2. Sales and Surrender Charges

 

Most variable annuities have a sales charge. Like Class B shares of mutual funds, many variable annuities shares typically do not charge a front-end sales charge, but they do impose asset-based sales charges or surrender charges. These charges normally decline and eventually are eliminated the longer you hold your shares. For example, a surrender charge could start at 7% in the first year and decline by 1% per year until it reaches zero.

 

 

3. Fees and Expenses

 

In addition to sales and surrender charges, variable annuities may impose a variety of fees and expenses when you invest in them, such as:

  • Mortality and expense risk charges, which the insurance company charges for the insurance to cover:
    • Guaranteed death benefits;
    • Annuity payout options that can provide guaranteed income for life; or
    • Guaranteed caps on administrative charges.
  • Administrative fees, for record-keeping and other administrative expenses;
  • Underlying fund expenses, relating to the investment subaccounts; and
  • Charges for special features, such as:
    • Stepped-up death benefits;
    • Guaranteed minimum income benefits;
    • Long-term health insurance; or
    • Principal protection.

These annual fees on variable annuities can reach 2% or more of the annuity's value. Remember, you will pay for each variable annuity benefit. If you don't need or want these features, you should consider whether this is an appropriate investment for you.

 

 

4. Taxes

 

While earnings in a variable annuity accrue on a tax-deferred basis - typically a big selling point - they do not provide all the tax advantages of 401(k)s and other before-tax retirement plans. 401(k)s and other before-tax retirement plans not only allow you to defer taxes on income and investment gains, but allow your contributions to reduce your current taxable income. That's why most investors should consider annuity products only after they make their maximum contributions to their 401(k)s and other before-tax retirement plans. To learn more about 401(k)s, please read Smart 401(k) Investing.

 

Once you start withdrawing money from your variable annuity, earnings (but not principal), will be taxed at the ordinary income rate, rather than at the lower capital gains rates applied to investments in stocks, bonds, mutual funds or other non-tax-deferred vehicles in which funds are held for more than one year.

 

Furthermore, proceeds of most variable annuities do not receive a "step-up" in cost basis when the owner dies.
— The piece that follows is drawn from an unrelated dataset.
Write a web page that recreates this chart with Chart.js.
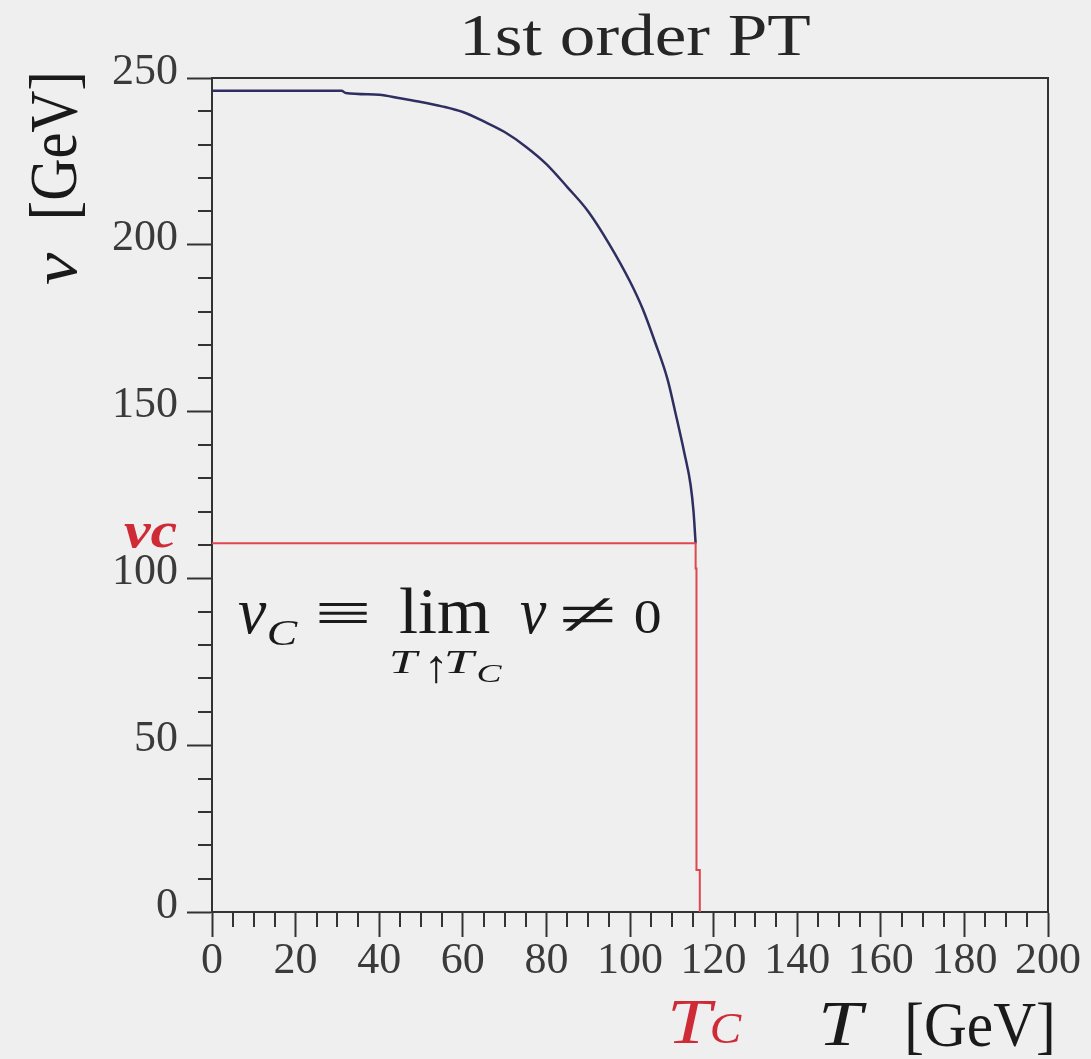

Other types of investments, such as stocks, bonds, and mutual funds, do provide a step up in tax basis upon the owner's death.

 

 

5. Bonus Credits

 

In an attempt to attract investors, many variable annuities now offer bonus credits that can add a specified percentage to the amount invested in the variable annuity, generally ranging from 1% to 5% for each premium payment you make. Bonus credits, however, are usually not free. In order to fund them, insurance companies typically impose high mortality and expense charges and lengthy surrender charge periods. 

 

 

6. Guarantees

 

Insurance companies issuing variable annuities provide a number of specific guarantees. For example, they may guarantee a death benefit or an annuity payout option that can provide income for life. These guarantees are only as good as the insurance company that gives them. While it is an uncommon occurrence that the insurance companies that back these guarantees are unable to meet their obligations, it happens. There are several credit rating agencies that rate a company's financial strength. Information about these agencies can be found on the Securities and Exchange Commission’s Web site.

 

 

7. Variable Annuities within IRAs

 

Investing in a variable annuity within a tax-deferred account, such as an individual retirement account (IRA) may not be a good idea. Since IRAs are already tax-advantaged, a variable annuity will provide no additional tax savings. It will, however, increase the expense of the IRA, while generating fees and commissions for the broker or salesperson.

 

Also, if the annuity is within a traditional (rather than a Roth) IRA, the government requires that you start withdrawing income no later than the April 1 that follows your 70½ birthday, regardless of any surrender charges the annuity might impose.